Tuesday, October 11, 2005

The story of O.

It's been a while since I've written about Oprah's book club, mostly because it doesn't figure anywhere near as prominently in my thinking now that I'm no longer working in a bookstore.

The update, in short, is that finally having fulfilled my prediction that Oprah, a huge Toni Morrison fan, would have to pick a William Faulkner novel now that her book club was reading "the classics" (in fact, she picked three simultaneously, which seems a little ambitious even to me. I love Faulkner and I've only read three of his books.), Oprah has now reopened the club to living authors, including biographies, memoirs, and historical works. (This is not actually news. Oprah's book club has already included at least one memoir.)
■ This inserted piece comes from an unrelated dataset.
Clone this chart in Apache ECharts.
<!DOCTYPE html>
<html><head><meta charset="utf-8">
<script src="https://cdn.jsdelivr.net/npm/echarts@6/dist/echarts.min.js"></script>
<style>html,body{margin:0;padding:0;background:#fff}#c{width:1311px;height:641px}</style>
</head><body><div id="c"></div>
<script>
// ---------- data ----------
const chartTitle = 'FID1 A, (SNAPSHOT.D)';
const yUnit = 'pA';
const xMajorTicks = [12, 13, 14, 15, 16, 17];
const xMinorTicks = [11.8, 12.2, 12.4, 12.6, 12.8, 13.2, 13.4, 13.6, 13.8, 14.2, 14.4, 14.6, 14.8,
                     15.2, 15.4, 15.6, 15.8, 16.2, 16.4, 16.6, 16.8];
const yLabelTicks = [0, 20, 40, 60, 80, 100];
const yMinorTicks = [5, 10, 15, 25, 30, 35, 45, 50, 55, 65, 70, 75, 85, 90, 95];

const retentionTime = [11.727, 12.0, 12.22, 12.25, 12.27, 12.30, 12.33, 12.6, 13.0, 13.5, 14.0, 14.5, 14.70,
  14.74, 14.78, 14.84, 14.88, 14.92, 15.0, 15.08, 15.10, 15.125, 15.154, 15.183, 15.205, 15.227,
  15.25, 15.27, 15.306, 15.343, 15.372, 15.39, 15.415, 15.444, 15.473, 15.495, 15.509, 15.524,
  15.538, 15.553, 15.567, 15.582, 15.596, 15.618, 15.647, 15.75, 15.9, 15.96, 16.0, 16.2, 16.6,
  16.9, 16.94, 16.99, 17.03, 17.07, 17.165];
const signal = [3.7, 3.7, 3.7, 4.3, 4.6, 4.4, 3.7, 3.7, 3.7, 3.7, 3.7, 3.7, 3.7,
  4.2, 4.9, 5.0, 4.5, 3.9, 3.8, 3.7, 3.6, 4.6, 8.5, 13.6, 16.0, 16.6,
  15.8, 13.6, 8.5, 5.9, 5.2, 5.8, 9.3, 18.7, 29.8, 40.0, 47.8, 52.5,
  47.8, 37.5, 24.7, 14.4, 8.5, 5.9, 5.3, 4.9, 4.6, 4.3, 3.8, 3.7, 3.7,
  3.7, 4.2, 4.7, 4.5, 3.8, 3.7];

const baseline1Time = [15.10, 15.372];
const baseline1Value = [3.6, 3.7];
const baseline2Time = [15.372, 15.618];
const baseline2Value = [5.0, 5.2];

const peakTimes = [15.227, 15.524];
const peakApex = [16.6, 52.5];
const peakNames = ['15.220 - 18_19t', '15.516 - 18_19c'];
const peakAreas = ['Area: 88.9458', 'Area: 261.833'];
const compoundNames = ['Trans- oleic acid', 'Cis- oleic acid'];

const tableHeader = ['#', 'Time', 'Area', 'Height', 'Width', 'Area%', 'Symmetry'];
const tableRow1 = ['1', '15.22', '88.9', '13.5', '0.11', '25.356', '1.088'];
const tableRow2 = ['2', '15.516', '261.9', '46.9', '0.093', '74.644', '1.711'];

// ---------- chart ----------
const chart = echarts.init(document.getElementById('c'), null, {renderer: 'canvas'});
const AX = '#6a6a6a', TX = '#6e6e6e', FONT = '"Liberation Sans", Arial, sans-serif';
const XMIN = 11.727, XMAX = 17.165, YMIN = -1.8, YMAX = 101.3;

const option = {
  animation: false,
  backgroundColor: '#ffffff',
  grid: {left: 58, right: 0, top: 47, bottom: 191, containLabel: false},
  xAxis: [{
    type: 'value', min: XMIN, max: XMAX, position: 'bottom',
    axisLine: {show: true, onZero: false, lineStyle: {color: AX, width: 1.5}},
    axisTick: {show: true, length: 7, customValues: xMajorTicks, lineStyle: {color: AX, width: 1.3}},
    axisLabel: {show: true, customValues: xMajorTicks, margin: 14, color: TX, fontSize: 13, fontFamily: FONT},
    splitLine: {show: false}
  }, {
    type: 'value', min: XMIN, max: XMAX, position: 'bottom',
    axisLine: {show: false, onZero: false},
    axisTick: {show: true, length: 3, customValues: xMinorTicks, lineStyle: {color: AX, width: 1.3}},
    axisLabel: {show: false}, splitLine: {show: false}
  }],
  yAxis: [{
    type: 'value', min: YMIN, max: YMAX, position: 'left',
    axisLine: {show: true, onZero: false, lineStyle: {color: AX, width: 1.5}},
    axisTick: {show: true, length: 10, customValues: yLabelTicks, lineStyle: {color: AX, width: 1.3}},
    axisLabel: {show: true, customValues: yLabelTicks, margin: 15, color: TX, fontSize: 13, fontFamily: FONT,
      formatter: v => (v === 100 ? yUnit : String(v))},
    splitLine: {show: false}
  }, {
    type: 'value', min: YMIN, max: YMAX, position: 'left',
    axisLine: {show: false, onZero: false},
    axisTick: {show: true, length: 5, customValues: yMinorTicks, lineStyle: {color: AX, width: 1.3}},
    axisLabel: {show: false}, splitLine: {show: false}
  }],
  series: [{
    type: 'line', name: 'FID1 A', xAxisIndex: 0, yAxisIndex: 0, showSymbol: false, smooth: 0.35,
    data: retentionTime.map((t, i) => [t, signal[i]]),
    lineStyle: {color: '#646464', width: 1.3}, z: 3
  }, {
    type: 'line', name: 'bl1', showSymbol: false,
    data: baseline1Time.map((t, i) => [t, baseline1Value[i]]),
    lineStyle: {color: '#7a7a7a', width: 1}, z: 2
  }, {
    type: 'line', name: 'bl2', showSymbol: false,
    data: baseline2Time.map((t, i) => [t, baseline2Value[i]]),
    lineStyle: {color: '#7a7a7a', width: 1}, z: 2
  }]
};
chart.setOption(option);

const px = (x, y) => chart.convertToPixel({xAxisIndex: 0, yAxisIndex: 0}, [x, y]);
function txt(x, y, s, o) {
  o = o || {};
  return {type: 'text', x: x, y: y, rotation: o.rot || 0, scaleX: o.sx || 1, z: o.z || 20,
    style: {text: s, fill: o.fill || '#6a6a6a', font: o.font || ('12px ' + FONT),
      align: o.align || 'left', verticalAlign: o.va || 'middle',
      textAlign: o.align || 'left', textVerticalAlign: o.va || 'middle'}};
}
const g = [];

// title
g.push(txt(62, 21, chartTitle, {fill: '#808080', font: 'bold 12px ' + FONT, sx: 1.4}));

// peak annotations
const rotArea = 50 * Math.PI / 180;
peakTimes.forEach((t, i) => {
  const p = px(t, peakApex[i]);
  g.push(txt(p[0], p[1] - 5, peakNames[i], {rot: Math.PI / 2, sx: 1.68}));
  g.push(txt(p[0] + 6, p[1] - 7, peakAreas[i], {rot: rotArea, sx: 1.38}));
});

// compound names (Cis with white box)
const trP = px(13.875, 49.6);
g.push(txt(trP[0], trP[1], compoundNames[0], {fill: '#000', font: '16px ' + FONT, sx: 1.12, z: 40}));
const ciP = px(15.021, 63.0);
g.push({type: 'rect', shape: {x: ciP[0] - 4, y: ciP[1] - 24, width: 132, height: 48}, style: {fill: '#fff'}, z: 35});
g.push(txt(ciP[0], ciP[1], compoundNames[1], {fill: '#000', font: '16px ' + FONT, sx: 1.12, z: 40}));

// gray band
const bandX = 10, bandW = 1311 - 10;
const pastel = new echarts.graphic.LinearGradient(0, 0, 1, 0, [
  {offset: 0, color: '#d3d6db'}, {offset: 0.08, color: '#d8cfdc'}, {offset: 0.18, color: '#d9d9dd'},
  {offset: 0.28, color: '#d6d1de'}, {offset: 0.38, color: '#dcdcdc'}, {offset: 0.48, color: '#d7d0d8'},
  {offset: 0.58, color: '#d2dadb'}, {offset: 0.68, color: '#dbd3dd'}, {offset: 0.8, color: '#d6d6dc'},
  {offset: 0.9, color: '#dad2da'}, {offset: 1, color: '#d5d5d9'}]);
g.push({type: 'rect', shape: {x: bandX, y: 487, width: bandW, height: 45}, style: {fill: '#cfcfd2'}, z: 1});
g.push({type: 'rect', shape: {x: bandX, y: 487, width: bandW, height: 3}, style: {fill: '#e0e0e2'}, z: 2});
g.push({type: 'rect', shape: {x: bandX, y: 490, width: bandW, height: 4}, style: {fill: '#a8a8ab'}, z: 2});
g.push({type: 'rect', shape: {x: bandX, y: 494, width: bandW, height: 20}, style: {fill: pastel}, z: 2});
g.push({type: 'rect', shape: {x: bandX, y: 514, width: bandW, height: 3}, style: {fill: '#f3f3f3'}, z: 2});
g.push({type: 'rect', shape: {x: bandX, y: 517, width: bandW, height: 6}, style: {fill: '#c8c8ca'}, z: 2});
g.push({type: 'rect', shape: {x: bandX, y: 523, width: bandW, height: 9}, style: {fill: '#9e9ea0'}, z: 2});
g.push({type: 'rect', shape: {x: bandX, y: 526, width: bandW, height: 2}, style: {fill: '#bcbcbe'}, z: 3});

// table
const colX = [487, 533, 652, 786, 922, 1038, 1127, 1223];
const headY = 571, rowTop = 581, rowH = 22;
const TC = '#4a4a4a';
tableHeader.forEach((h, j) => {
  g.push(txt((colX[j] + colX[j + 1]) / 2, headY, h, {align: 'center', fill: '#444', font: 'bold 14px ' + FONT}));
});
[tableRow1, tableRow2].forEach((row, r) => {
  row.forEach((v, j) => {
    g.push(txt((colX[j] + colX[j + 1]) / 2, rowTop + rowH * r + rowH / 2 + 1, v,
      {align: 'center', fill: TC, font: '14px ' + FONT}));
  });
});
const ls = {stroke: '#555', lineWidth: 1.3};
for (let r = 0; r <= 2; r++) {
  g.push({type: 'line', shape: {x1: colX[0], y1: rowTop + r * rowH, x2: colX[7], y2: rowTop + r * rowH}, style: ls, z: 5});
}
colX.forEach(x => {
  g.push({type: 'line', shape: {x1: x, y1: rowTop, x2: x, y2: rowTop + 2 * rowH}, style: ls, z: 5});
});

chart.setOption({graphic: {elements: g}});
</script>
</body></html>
Oprah's first new pick is James Frey's memoir of addiction and recovery, "A Million Little Pieces." Salon has a pretty good take on the whole deal, aptly summed up by two of the concluding paragraphs:

A literary novel that sells 20,000 copies is considered a success; many books bearing Oprah's stamp have moved a million copies or more. As Sonny Mehta, the chairman of the literary publisher Knopf, told the New York Times recently, "The fact that [Oprah] had 300,000 people reading William Faulkner over the summer—she should be given a cabinet post."

Like practically everyone else in America, I love Oprah. However, I can't help but hope that she'll return to fiction again soon or, at the very least, choose a different kind of nonfiction book for her next club—something that seems more distinct from the other content on her show. The problem isn't that Frey's book is a memoir per se; it's that it's a memoir of addiction, of recovery—and a bad one at that. The books in her club—especially during the "classics" years—were markedly different from much of the rest of Oprah's show, which already covers this terrain. With James Frey, the book club is losing its identity as a literary feature, morphing into yet another vehicle for self-help. His story might be shocking, but it isn't art.

As seems increasingly rare these days, I actually have a bit of insight of my own to offer. Back in my Schuler days, we tried to get a public book group going, and one of the first picks was Mr. Frey's book. (Primarily because it looked interesting, there was a fair deal of hype surrounding it, and the author was available for a phone-in store appearance.) I tried reading the book, and gave up two thirds of the way through. Salon's writer, Hillary Frey (no relation to Mr. Frey), seems to take "A Million Little Pieces" at face value, as a relatively factual account of Mr. Frey's time in rehab. I do not. I became more convinced as I read that Mr. Frey was taking great liberties with, if not creating entire characters and situations.

Having never been through rehab myself, I recognize my lack of authority on the subject. But the book read too much like a junkie film, and all the characters that Frey likes have happy endings, save one or two, and all the characters he dislikes die unpleasant deaths. Sure, unpleasant death and addiction are constant companions, but it's all a bit too neat and tidy for me.

I think Oprah was stretching her book club by focusing on the classics. It may have been an admirable stretch, but I can't be surprised that she wasn't able to keep it up, and I couldn't criticize her if she simply looked at the sales numbers and decided that her audience would simply prefer something else. Oprah is a juggernaut, and there's no reason for her to run a second-tier book group, even if I'm not interested in anything she's reading.

1 comment:

PoN said...

Salon's writer, Hillary Frey (no relation to Mr. Frey), seems to take "A Million Little Pieces" at face value, as a relatively factual account of Mr. Frey's time in rehab. I do not. I became more convinced as I read that Mr. Frey was taking great liberties with, if not creating entire characters and situations.